L’enorme quantità di news che continuano a susseguirsi circa lo stato di salute dell’economia italiana ed Europea rischia di confondere le idee. Per questo è bene approfittare dell’inizio di settimana per fare il punto della situazione e cercare di ripartire con le idee un po più chiare. Ci siamo lasciati sabato con alle spalle una settimana impegnativa ma senza grosse novità dal punto di vista europeo. Il vertice che doveva offrire spunti operativi immediati si è concluso con tanti buoni propositi ma con un nulla di fatto perchè solo con le parole non ci si può mettere alle spalle una crisi di questa portata. E mentre i governi europei continuano a dibattere su eurobonds si eurobonds no, la condizione di salute della Spagna comincia a precipitare. Ed è proprio la Spagna il paese su cui occorre puntare maggiormente l’attenzione perchè potrebbe essere la mina vagante capace di far saltare l’euro.
La situazione in Spagna, infatti, è molto delicata per colpa di una disoccupazione alle stelle (quella giovanile è oltre il 50%), di un crollo del mercato immobiliare e, sopratutto, per colpa delle fortissime tensioni sulle banche. Dopo aver dovuto nazionalizzare parte di Bankia, il terzo gruppo bancario del paese, con una spesa di ben 19 miliardi di euro ora la paura è quella di una corsa agli sportelli che provocherebbe, inevitabilmente, il default anche degli altri istituti di credito del paese.
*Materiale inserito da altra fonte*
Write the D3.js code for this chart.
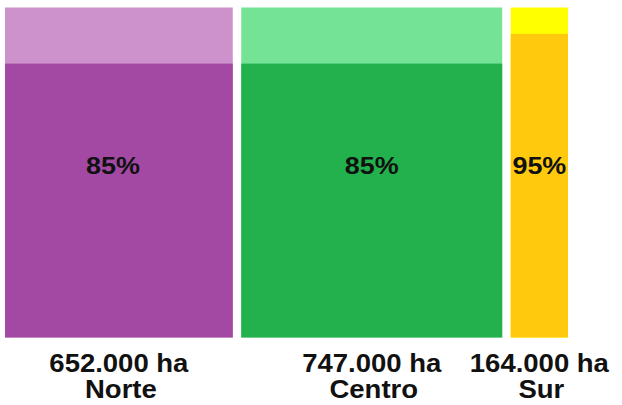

La corsa agli sportelli rappresenta il rischio più grande per una banca perchè la priva della liquidità necessaria per svolgere il proprio normalissimo lavoro provocando un effetto a catena devastante per l’intero sistema creditizio di un paese. Ma la paura più grande è che questo timore possa diffondersi rapidamente anche negli altri paesi, primo tra tutti l’Italia, con effetti devastanti su tutta l’eurozona mettendo a rischio anche la sopravvivenza dell’euro.
Per quanto riguarda il nostro paese, invece, continua a tenere banco il problema del credito alle imprese, un problema che sta spingendo al fallimento numerose attività imprenditoriali di piccole e medie dimensioni talvolta anche con risvolti tragici come testimoniano i numerosi suicidi della scorsa settimana.
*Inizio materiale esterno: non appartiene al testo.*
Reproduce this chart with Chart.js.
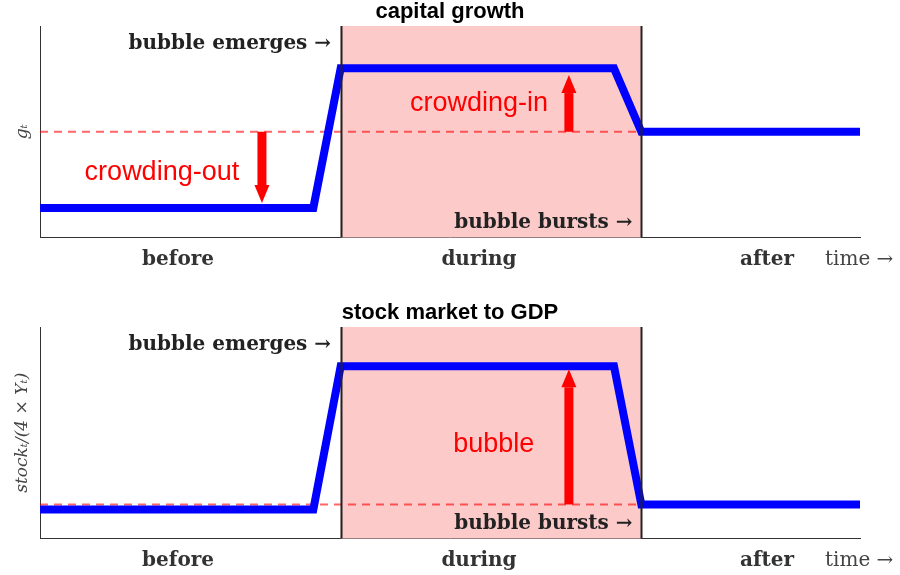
<!DOCTYPE html>
<html>
<head>
<meta charset="utf-8">
<script src="https://cdn.jsdelivr.net/npm/chart.js@4.4.1/dist/chart.umd.min.js"></script>
<style>
  html, body { margin: 0; padding: 0; background: #fff; }
  .panel { position: absolute; left: 0; width: 900px; height: 274px; }
  #top-panel { top: 0; }
  #bottom-panel { top: 301px; }
</style>
</head>
<body>
<div class="panel" id="top-panel"><canvas id="growth-chart"></canvas></div>
<div class="panel" id="bottom-panel"><canvas id="stock-chart"></canvas></div>
<script>
// ── data ──
const timeX = [0, 10, 11, 21, 22, 30];
const growthY = [0.14, 0.14, 0.8, 0.8, 0.5, 0.5];
const growthSteady = 0.5;
const stockY = [0.137, 0.137, 0.815, 0.815, 0.161, 0.161];
const stockSteady = 0.161;

const phaseLabels = ["before", "during", "after"];
const phaseTicks = [5.05, 16.06, 26.6];
const bubbleStart = 11;
const bubbleEnd = 22;

// arrows : x, from y, to y
const growthArrows = [
  { x: 8.12, from: 0.5, to: 0.163 },
  { x: 19.35, from: 0.5, to: 0.768 },
];
const stockArrows = [{ x: 19.35, from: 0.161, to: 0.8 }];

const growthNotes = [{ text: "crowding-out", x: 4.46, y: 0.305 }, { text: "crowding-in", x: 16.06, y: 0.635 }];
const stockNotes = [{ text: "bubble", x: 16.6, y: 0.445 }];

const SERIF = "'DejaVu Serif', serif";
const SANS = "'Liberation Sans', Arial, sans-serif";

// plugin : zone bulle, lignes verticales, fleches, textes
const bubblePlugin = {
  id: "bubbleDecor",
  beforeDatasetsDraw(chart) {
    const { ctx, chartArea: a, scales: { x } } = chart;
    ctx.save();
    ctx.fillStyle = "#fdcaca";
    const x0 = x.getPixelForValue(bubbleStart);
    const x1 = x.getPixelForValue(bubbleEnd);
    ctx.fillRect(x0, a.top, x1 - x0, a.bottom - a.top);
    ctx.restore();
  },
  afterDatasetsDraw(chart) {
    const { ctx, chartArea: a, scales: { x, y } } = chart;
    const cfg = chart.options.plugins.bubbleDecor;
    ctx.save();

    // lignes debut / fin de bulle
    ctx.strokeStyle = "#222";
    ctx.lineWidth = 2;
    for (const v of [bubbleStart, bubbleEnd]) {
      const px = Math.round(x.getPixelForValue(v)) + 0.5;
      ctx.beginPath();
      ctx.moveTo(px, a.top);
      ctx.lineTo(px, a.bottom);
      ctx.stroke();
    }

    // fleches rouges
    ctx.fillStyle = "#ff0000";
    for (const arr of cfg.arrows) {
      const px = x.getPixelForValue(arr.x);
      const y0 = y.getPixelForValue(arr.from);
      const y1 = y.getPixelForValue(arr.to);
      const dir = y1 > y0 ? 1 : -1;
      const headLen = 18, headW = 7.5, shaftW = 4.5;
      const yh = y1 - dir * headLen;
      ctx.fillRect(px - shaftW, Math.min(y0, yh), shaftW * 2, Math.abs(yh - y0));
      ctx.beginPath();
      ctx.moveTo(px - headW, yh);
      ctx.lineTo(px + headW, yh);
      ctx.lineTo(px, y1);
      ctx.closePath();
      ctx.fill();
    }

    // annotations rouges
    ctx.font = "27px " + SANS;
    ctx.textAlign = "center";
    ctx.textBaseline = "middle";
    for (const n of cfg.notes) {
      ctx.fillText(n.text, x.getPixelForValue(n.x), y.getPixelForValue(n.y));
    }

    // marqueurs de bulle
    ctx.fillStyle = "#222";
    ctx.font = "bold 20px " + SERIF;
    ctx.textAlign = "right";
    ctx.fillText("bubble emerges \u2192", x.getPixelForValue(10.65), y.getPixelForValue(cfg.emergeY));
    ctx.fillText("bubble bursts \u2192", x.getPixelForValue(21.68), y.getPixelForValue(cfg.burstY));

    // fleche du temps
    ctx.fillStyle = "#444";
    ctx.font = "20px " + SERIF;
    ctx.textAlign = "left";
    ctx.fillText("time \u2192", x.getPixelForValue(28.72), a.bottom + 22);
    ctx.restore();
  },
};

function makeChart(canvasId, title, yTitle, values, steady, decor) {
  return new Chart(document.getElementById(canvasId), {
    type: "line",
    data: {
      datasets: [
        {
          data: timeX.map((t, i) => ({ x: t, y: values[i] })),
          borderColor: "#0000ff",
          borderWidth: 8,
          pointRadius: 0,
          tension: 0,
          fill: false,
        },
        {
          data: [{ x: timeX[0], y: steady }, { x: timeX[timeX.length - 1], y: steady }],
          borderColor: "rgba(255, 0, 0, 0.6)",
          borderWidth: 2,
          borderDash: [8, 6],
          pointRadius: 0,
          fill: false,
        },
      ],
    },
    options: {
      responsive: true,
      maintainAspectRatio: false,
      animation: false,
      layout: { padding: 0 },
      plugins: {
        legend: { display: false },
        tooltip: { enabled: false },
        title: {
          display: true,
          text: title,
          color: "#000",
          font: { family: SANS, size: 22, weight: "bold", lineHeight: 1.0 },
          padding: { top: 1, bottom: 3 },
        },
        bubbleDecor: decor,
      },
      scales: {
        x: {
          type: "linear",
          min: 0,
          max: 30,
          grid: { display: false, drawTicks: false },
          border: { display: true, color: "#333", width: 1 },
          afterBuildTicks: (scale) => {
            scale.ticks = phaseTicks.map((v) => ({ value: v }));
          },
          afterFit: (scale) => {
            scale.height = 36.5;
          },
          ticks: {
            autoSkip: false,
            maxRotation: 0,
            padding: 10,
            color: "#333",
            font: { family: SERIF, size: 20, weight: "bold" },
            callback: (val, i) => phaseLabels[i],
          },
        },
        y: {
          min: 0,
          max: 1,
          grid: { display: false, drawTicks: false },
          border: { display: true, color: "#333", width: 1 },
          ticks: { display: false },
          afterFit: (scale) => {
            scale.width = 40;
          },
          title: {
            display: true,
            text: yTitle,
            color: "#444",
            font: { family: SERIF, size: 17, style: "italic" },
            padding: { top: 12, bottom: 0 },
          },
        },
        // axe vide a droite pour garder le titre centre
        yRight: {
          position: "right",
          min: 0,
          max: 1,
          grid: { display: false, drawTicks: false },
          border: { display: false },
          ticks: { display: false },
          afterFit: (scale) => {
            scale.width = 40;
          },
        },
      },
    },
    plugins: [bubblePlugin],
  });
}

makeChart("growth-chart", "capital growth", "g\u209C", growthY, growthSteady, {
  arrows: growthArrows,
  notes: growthNotes,
  emergeY: 0.915,
  burstY: 0.069,
});
makeChart("stock-chart", "stock market to GDP", "stock\u209C/(4 \u00D7 Y\u209C)", stockY, stockSteady, {
  arrows: stockArrows,
  notes: stockNotes,
  emergeY: 0.915,
  burstY: 0.069,
});
</script>
</body>
</html>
Ma la vera novità a cui abbiamo assistito la scorsa settimana è il crescere del sentimento “antitedesco”. La germania, infatti, viene indicata come vero colpevole di questa crisi per via delle scelte imposte in termini di politica economica all’intera eurozona, scelte che avrebbero privilegiato la sola economia tedesca mettendo in ginocchio tutti gli altri paesi.
In effetti abbiamo avuto modo di dimostrarvi che l’unico paese che sta guadagnando in questo contesto di crisi è proprio la Germania. Basti pensare che le banche tedesche, pur essendo sottoposte agli stessi parametri dell’Eba, non applicano una stretta sul credito come stanno facendo quelle italiane distruggendo le imprese.
In Germania meno del 10% delle piccole imprese ha visto rifiutarsi una richiesta di credito mentre in Italia questa percentuale sale al 35%. Percentuale che resta imbarazzante anche se si considerano le micro-imprese, visto che in Italia ben il 42% non riesce ad accedere al credito contro il 19% di quelle tedesche.
La situazione è talmente grave che, stando ad uno studio della Confartigianato, soltanto nel lontanissimo 2025, l’occupazione in Italia potrebbe ritornare ai livelli del 2007. Ossia ci vorranno oltre 13 anni per riparare ai danni causati dalla crisi e dalle cattive scelte di politica economica degli ultimi 5 anni.
Ovviamente non bisogna dimenticarsi della Grecia che resta la vera incognita perchè una sua eventuale uscita dall’euro provocherebbe un effetto devastante sulla Spagna e sull’Italia con buone provabilità di dare vita alla fine dell’euro. Grecia che andrà alle elezioni a Giugno, elezioni con le quali si dovrebbe riuscire a dar vita ad un governo che dovrà decidere se andare avanti con le misure di austerity imposte dalla comunità internazionale come contropartita degli aiuti o rinunciare e tornare alla propria moneta nazionale.
Tuttavia anche i paesi più diffidenti si stanno convincendo che un’uscita della Grecia dall’euro sarebbe molto più costosa di un suo salvataggio. Basta dare uno sguardo al grafico qui sotto per capire di che cifre si parli.
Insomma mentre il resto d’Europa affonda la Germania continua a far crescere le proprie imprese e a rifinanziare il proprio debito a tassi di interesse ridicoli (basta ricordarsi l’asta dei titoli di stato a 10 anni della scorsa settimana dove il rendimento è sceso sotto l’1,50%). Da qui possiamo ripartire per raccontare un’altra settimana di crisi europea che vede esclusa, come sempre, la Germania.